Among the entries below, which lines run from the line with "Recreate this image as a Python script that uses seaborn" through the line with "line.set_clip_on(False)"? Retype those, both ends included, exactly and without pictures.

(DATASET CONTENT)
※ ※ ※
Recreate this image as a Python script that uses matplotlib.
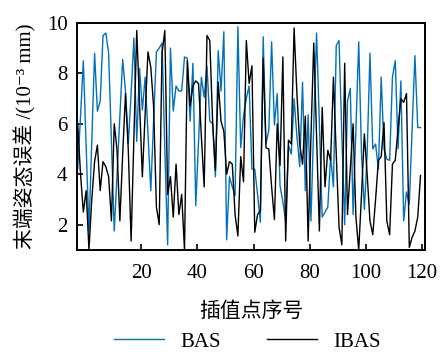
※ ※ ※
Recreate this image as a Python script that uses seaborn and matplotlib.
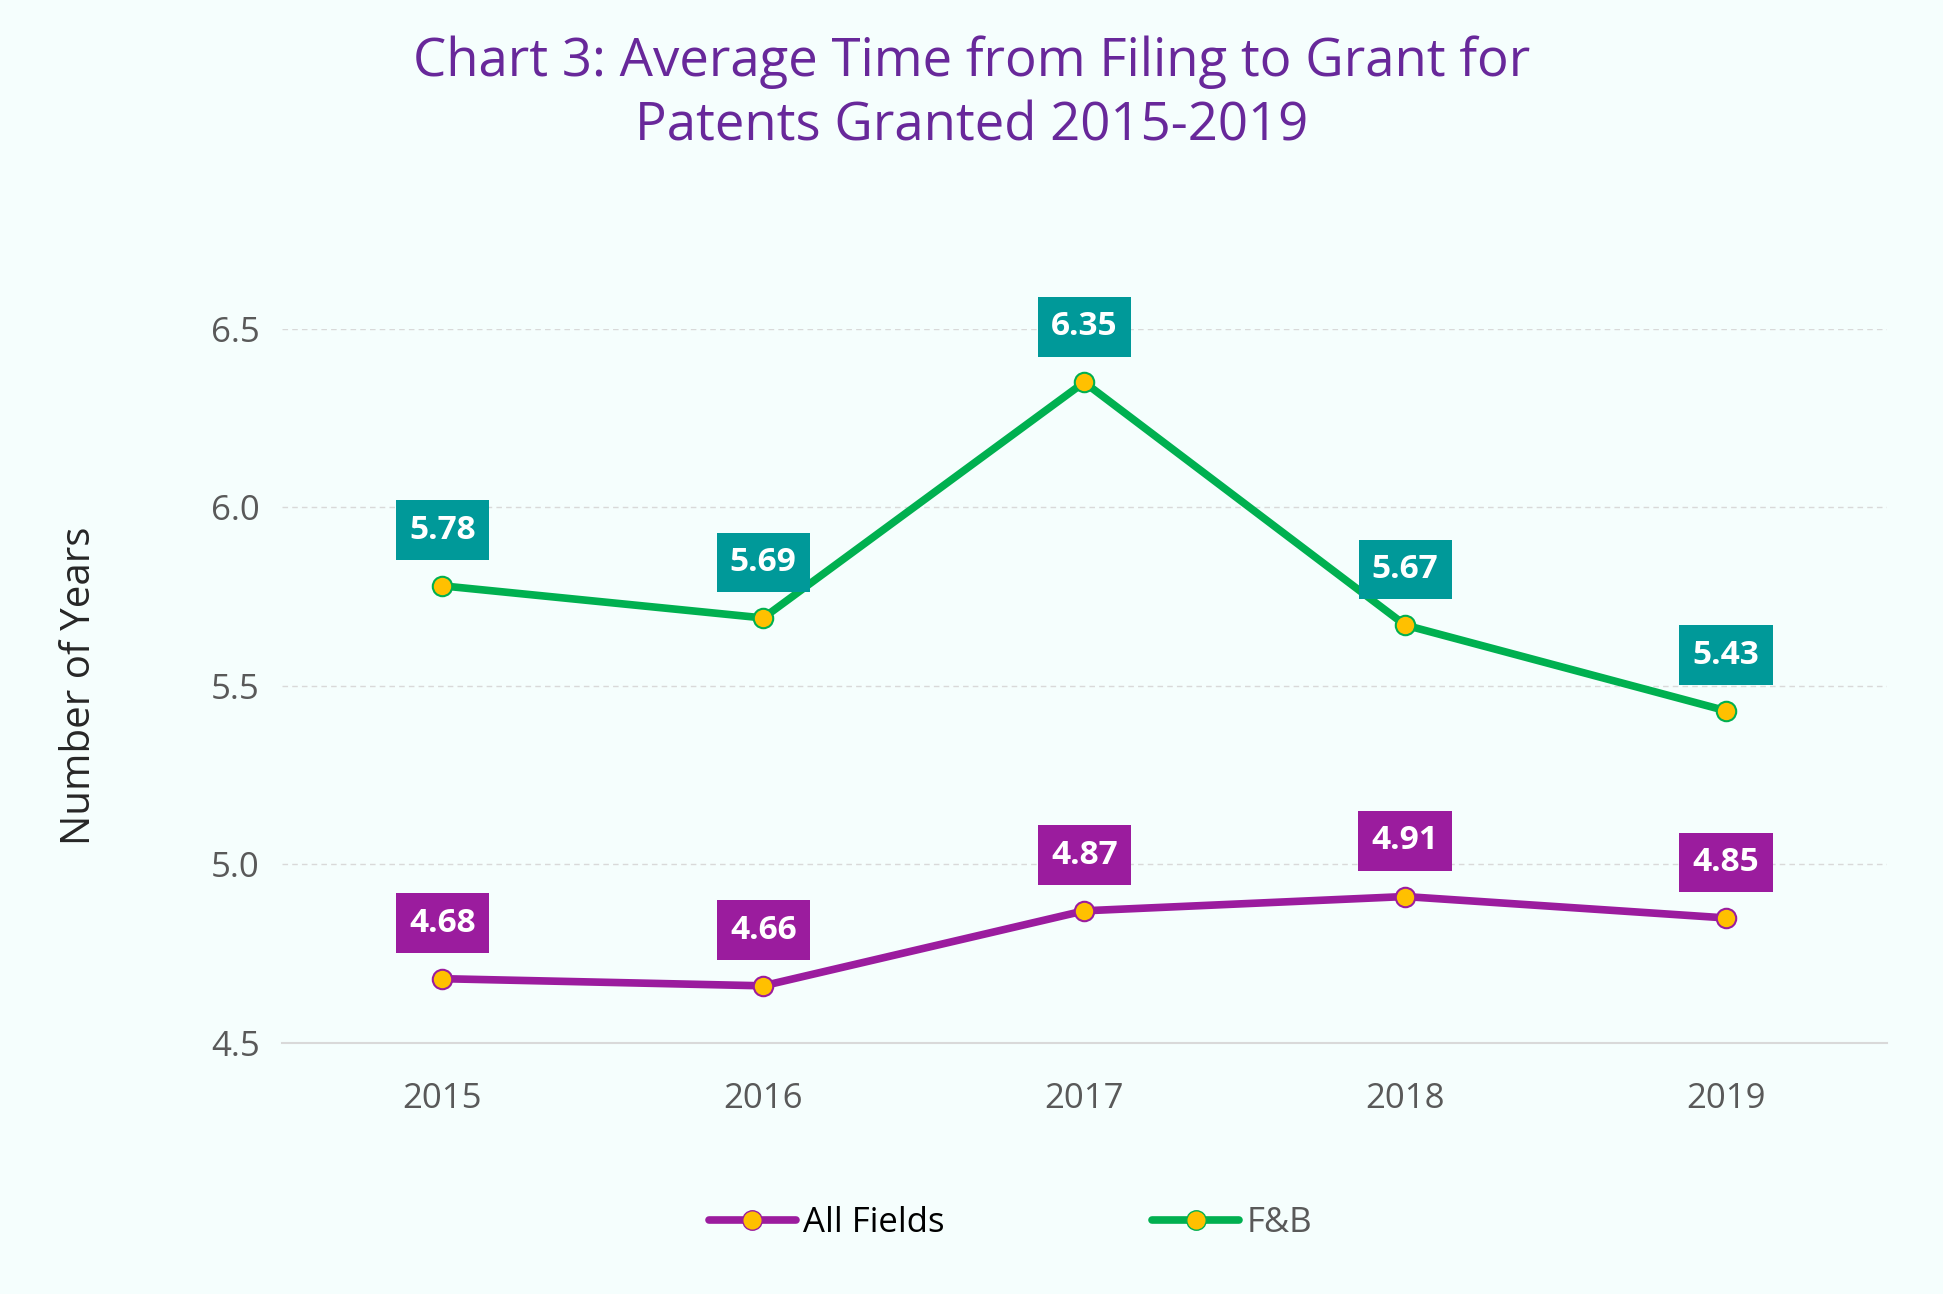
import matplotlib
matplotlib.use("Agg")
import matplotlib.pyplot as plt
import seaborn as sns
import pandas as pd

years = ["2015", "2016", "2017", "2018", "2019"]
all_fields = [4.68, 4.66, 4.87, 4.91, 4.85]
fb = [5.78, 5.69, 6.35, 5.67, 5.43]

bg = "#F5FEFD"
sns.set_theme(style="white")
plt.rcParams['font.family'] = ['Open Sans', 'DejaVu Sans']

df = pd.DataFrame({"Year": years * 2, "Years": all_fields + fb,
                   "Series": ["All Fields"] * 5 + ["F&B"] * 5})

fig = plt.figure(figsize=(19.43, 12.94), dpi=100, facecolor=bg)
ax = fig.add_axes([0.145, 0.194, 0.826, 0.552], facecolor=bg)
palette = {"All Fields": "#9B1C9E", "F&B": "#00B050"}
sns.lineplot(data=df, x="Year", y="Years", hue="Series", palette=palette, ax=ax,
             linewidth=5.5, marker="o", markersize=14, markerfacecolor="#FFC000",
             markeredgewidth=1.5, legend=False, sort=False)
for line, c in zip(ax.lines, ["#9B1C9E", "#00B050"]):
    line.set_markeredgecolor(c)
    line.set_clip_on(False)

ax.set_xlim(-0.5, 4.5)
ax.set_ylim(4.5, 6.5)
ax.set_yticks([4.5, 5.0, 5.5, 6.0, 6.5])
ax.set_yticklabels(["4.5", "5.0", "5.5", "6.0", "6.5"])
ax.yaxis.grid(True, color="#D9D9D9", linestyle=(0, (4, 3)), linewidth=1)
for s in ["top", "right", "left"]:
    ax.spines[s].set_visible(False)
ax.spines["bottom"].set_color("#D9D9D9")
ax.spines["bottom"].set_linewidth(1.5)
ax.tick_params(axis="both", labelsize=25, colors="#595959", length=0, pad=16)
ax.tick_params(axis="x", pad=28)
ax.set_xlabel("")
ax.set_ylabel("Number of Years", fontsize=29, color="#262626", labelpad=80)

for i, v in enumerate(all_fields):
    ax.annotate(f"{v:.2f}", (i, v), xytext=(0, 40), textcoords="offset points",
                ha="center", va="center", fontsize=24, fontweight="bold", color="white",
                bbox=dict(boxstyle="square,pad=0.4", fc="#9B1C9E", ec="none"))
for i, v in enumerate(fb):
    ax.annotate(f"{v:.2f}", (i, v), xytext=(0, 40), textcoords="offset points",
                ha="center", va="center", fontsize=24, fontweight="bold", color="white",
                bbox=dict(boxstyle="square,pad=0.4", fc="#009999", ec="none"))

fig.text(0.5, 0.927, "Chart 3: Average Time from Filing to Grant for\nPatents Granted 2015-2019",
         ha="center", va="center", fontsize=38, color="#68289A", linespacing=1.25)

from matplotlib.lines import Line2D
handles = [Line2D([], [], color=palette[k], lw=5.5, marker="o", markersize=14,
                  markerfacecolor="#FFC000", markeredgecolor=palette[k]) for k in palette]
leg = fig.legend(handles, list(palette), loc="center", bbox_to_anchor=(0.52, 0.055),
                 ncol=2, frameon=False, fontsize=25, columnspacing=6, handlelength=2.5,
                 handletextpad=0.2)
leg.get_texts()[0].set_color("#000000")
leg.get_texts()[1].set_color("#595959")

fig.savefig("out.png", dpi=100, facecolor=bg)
※ ※ ※
(SOLUTION)
Recreate this image as a Python script that uses seaborn and matplotlib.
import matplotlib
matplotlib.use("Agg")
import matplotlib.pyplot as plt
import seaborn as sns
import pandas as pd

years = ["2015", "2016", "2017", "2018", "2019"]
all_fields = [4.68, 4.66, 4.87, 4.91, 4.85]
fb = [5.78, 5.69, 6.35, 5.67, 5.43]

bg = "#F5FEFD"
sns.set_theme(style="white")
plt.rcParams['font.family'] = ['Open Sans', 'DejaVu Sans']

df = pd.DataFrame({"Year": years * 2, "Years": all_fields + fb,
                   "Series": ["All Fields"] * 5 + ["F&B"] * 5})

fig = plt.figure(figsize=(19.43, 12.94), dpi=100, facecolor=bg)
ax = fig.add_axes([0.145, 0.194, 0.826, 0.552], facecolor=bg)
palette = {"All Fields": "#9B1C9E", "F&B": "#00B050"}
sns.lineplot(data=df, x="Year", y="Years", hue="Series", palette=palette, ax=ax,
             linewidth=5.5, marker="o", markersize=14, markerfacecolor="#FFC000",
             markeredgewidth=1.5, legend=False, sort=False)
for line, c in zip(ax.lines, ["#9B1C9E", "#00B050"]):
    line.set_markeredgecolor(c)
    line.set_clip_on(False)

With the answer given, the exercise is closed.